Return verbatim everything from the first line through the line that contains "Chart.register(...registerables);", and stop there.

● DATA EXCERPT:

◇ ◇ ◇

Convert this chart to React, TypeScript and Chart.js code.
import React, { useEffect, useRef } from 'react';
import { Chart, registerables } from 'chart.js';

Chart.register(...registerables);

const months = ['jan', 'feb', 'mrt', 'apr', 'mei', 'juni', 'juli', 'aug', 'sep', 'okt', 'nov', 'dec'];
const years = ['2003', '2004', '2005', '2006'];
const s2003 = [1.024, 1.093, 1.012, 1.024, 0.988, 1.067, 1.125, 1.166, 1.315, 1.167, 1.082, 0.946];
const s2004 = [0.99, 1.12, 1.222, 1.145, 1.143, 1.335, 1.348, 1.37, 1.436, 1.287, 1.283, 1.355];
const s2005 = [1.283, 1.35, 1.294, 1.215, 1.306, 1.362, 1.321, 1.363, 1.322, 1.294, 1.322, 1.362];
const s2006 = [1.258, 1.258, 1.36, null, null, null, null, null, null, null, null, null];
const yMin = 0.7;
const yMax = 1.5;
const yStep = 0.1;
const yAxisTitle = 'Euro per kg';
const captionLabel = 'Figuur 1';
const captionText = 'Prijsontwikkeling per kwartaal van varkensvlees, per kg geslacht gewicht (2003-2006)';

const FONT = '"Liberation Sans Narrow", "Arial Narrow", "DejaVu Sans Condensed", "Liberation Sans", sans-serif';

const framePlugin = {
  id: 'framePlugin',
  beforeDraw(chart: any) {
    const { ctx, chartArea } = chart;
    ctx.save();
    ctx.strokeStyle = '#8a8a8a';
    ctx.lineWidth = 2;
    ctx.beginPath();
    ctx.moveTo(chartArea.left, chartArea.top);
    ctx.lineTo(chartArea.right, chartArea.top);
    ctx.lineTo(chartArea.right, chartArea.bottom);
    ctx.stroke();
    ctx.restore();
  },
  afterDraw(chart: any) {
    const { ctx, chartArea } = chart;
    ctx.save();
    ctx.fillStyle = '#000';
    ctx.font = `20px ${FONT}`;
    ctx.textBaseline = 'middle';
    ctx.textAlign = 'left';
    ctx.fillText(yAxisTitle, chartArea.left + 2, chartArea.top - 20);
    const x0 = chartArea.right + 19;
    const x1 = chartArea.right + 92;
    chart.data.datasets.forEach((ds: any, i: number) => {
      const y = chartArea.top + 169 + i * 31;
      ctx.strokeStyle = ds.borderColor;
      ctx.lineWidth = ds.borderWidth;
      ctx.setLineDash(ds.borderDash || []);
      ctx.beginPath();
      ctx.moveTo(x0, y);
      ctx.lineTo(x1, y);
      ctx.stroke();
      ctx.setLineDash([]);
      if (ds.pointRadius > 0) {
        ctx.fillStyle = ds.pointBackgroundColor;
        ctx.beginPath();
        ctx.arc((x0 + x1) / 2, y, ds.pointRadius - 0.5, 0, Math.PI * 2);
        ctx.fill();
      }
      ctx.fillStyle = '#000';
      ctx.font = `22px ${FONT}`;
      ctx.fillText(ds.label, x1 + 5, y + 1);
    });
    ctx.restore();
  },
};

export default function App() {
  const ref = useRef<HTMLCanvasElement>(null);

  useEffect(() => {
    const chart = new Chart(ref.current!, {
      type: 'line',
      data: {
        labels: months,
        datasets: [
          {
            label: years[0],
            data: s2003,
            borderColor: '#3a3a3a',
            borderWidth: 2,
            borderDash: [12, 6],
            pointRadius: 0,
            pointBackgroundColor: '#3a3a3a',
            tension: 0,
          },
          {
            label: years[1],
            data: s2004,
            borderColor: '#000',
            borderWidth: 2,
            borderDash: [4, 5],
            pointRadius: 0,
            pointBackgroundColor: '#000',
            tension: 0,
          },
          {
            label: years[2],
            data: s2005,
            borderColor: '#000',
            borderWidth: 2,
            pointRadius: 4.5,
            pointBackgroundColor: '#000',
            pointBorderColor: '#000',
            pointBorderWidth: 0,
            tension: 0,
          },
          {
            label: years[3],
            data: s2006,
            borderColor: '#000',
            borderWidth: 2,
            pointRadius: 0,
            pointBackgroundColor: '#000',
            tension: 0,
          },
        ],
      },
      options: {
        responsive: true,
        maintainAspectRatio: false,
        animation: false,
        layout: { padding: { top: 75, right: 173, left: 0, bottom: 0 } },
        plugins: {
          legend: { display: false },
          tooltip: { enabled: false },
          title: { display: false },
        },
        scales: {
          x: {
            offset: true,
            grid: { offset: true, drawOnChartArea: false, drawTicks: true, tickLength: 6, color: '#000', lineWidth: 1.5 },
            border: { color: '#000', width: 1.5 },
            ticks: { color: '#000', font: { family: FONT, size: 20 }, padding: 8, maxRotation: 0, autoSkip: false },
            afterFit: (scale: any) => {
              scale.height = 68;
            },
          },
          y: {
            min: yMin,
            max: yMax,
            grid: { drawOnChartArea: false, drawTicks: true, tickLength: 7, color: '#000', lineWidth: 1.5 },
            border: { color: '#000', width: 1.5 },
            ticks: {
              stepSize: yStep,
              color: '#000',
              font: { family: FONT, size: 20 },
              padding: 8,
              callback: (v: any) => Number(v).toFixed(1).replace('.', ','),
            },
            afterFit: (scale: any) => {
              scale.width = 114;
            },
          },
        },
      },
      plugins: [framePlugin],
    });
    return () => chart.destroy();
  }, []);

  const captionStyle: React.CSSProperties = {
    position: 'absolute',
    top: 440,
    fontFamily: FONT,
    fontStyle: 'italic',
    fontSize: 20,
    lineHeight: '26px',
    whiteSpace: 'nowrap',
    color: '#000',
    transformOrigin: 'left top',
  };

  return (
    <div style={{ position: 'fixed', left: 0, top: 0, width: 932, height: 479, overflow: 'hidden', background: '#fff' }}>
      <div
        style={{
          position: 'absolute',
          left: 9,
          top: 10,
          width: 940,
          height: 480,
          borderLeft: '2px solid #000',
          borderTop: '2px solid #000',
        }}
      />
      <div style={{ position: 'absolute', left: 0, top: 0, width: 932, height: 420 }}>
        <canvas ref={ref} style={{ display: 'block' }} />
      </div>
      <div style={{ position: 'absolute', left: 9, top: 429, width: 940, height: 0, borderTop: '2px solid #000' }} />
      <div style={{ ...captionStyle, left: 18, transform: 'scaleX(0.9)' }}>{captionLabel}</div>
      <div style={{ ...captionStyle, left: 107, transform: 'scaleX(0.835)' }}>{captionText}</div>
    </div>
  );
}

◇ ◇ ◇

● THE OUTPUT:
Convert this chart to React, TypeScript and Chart.js code.
import React, { useEffect, useRef } from 'react';
import { Chart, registerables } from 'chart.js';

Chart.register(...registerables);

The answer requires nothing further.